Aim of the exercise: Pull out every line below that contains the word "this".

(A block of data)
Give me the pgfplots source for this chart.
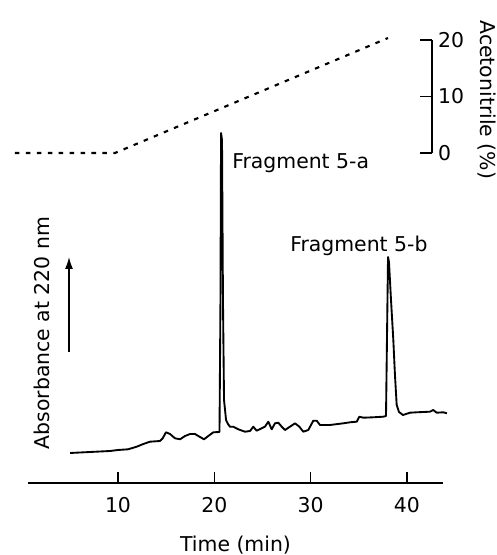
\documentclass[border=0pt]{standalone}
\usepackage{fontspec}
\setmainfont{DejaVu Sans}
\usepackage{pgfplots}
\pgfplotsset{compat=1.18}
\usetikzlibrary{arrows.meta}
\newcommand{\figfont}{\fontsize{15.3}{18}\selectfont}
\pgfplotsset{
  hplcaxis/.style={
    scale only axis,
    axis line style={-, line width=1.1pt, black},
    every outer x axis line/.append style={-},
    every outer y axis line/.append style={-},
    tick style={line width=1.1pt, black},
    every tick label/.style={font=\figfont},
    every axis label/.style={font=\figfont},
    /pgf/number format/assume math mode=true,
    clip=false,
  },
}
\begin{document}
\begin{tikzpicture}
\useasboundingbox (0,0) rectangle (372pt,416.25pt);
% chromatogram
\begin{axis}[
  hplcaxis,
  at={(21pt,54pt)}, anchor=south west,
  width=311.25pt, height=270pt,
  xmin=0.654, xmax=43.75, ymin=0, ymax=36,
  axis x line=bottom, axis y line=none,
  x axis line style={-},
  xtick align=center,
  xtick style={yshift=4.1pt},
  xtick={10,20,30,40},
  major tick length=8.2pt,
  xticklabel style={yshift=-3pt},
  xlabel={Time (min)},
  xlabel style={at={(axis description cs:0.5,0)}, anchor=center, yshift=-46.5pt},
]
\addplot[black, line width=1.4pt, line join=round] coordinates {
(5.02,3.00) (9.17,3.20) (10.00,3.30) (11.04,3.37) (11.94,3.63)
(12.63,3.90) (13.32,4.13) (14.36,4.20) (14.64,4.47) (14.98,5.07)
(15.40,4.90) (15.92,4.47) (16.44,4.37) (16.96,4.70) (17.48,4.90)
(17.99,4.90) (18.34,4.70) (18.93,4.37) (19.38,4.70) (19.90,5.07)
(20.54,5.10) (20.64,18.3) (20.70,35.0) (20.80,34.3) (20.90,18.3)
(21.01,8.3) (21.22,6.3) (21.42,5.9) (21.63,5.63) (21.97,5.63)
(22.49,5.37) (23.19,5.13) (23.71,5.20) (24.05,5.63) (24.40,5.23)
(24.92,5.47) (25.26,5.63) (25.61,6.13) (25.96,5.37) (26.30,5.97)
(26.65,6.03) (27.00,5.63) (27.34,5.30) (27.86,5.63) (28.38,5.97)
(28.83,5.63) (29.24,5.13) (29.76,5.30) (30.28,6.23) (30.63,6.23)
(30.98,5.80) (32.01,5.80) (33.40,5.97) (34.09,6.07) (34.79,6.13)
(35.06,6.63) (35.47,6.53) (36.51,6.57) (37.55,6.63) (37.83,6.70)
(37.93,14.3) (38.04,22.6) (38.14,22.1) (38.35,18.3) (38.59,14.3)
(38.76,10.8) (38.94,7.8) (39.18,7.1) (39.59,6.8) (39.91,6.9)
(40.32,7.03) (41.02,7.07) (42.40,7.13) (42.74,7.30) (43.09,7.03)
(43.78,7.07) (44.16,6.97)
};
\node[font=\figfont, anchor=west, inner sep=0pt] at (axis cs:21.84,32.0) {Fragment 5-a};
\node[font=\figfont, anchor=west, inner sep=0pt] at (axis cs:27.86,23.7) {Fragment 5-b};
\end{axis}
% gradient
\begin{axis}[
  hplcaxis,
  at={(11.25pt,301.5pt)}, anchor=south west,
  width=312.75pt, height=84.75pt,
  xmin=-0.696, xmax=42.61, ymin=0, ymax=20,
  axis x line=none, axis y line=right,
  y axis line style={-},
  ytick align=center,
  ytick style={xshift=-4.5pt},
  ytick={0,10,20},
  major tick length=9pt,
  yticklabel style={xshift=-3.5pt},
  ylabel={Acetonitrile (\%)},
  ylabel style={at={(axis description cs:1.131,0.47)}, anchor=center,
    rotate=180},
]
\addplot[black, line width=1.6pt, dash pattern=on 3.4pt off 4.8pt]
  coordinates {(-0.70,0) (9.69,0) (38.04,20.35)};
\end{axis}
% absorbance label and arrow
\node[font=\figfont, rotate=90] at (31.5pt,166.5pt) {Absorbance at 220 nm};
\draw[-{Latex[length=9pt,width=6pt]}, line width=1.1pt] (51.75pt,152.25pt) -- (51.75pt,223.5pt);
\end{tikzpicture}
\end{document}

...

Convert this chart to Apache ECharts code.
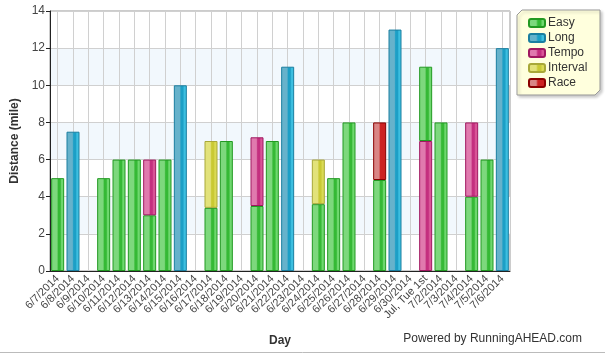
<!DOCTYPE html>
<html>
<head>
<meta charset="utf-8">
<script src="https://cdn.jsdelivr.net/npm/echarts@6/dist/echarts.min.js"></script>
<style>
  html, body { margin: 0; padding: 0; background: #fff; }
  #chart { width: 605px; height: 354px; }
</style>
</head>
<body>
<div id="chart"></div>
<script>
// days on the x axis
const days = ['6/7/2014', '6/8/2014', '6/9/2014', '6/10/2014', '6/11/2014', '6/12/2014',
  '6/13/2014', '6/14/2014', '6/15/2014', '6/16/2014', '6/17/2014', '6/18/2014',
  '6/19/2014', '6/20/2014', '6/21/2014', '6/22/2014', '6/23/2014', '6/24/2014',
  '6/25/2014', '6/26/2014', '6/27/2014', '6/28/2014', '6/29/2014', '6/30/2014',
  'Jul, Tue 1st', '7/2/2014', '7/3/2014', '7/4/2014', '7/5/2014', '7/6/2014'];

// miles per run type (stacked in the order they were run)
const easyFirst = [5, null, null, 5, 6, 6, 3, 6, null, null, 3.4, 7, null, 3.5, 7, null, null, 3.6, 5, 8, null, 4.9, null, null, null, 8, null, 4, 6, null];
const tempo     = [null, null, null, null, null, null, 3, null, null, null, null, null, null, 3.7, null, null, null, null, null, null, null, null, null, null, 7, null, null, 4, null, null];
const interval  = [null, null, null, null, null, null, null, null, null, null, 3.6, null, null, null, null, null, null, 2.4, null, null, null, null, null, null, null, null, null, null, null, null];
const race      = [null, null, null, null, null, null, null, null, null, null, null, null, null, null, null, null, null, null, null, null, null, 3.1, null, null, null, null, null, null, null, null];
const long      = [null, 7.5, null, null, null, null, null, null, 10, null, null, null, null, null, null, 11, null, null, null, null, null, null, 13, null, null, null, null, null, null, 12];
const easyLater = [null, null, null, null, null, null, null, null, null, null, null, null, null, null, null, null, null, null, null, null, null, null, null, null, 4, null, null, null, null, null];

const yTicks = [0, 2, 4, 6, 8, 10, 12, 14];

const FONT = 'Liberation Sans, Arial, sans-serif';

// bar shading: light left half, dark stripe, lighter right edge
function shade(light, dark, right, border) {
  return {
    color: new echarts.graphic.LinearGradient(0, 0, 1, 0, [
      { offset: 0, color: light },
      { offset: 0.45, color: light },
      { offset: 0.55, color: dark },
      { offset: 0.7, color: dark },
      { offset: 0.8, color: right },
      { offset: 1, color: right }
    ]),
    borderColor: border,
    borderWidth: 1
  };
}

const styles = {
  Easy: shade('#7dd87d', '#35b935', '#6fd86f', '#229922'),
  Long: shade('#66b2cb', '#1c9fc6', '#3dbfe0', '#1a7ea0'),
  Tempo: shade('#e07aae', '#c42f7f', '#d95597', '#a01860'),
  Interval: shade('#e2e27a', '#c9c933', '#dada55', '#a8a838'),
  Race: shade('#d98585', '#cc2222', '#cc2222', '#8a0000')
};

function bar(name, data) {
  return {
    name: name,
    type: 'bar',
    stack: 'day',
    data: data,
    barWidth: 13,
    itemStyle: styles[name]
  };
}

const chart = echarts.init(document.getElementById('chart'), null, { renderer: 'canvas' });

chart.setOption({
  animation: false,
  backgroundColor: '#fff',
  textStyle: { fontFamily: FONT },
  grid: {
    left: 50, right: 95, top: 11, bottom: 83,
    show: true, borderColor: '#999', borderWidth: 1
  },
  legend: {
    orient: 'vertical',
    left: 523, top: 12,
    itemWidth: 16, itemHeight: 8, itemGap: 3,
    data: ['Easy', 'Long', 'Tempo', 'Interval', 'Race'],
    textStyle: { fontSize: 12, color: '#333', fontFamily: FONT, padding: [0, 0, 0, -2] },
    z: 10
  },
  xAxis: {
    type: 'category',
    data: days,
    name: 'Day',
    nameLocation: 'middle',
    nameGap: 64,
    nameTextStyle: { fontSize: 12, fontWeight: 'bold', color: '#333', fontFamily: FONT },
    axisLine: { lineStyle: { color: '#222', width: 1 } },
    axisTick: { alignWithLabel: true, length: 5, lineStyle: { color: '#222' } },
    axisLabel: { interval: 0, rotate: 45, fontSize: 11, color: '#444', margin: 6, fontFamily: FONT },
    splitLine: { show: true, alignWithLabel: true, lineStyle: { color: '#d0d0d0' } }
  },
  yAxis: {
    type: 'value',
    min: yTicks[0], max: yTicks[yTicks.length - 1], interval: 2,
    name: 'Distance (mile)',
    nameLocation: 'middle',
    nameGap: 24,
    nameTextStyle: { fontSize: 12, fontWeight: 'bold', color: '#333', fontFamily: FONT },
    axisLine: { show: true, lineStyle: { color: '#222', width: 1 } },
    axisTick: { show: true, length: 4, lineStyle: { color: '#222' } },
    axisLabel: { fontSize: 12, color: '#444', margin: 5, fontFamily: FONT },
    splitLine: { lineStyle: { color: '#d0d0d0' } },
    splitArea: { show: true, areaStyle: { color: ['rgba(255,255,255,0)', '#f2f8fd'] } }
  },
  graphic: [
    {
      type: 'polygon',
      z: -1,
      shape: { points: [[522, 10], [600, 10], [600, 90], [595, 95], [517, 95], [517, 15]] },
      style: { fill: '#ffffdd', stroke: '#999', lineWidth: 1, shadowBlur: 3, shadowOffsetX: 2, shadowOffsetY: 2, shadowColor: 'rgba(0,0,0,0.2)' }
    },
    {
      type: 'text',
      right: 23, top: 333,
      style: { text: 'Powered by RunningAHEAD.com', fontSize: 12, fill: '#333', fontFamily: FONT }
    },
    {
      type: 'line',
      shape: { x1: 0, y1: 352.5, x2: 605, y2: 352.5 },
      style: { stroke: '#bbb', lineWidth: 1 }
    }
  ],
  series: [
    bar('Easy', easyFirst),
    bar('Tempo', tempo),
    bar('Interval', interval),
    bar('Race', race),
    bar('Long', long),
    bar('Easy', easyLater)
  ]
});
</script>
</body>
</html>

Expected answer:
Give me the pgfplots source for this chart.
Convert this chart to Apache ECharts code.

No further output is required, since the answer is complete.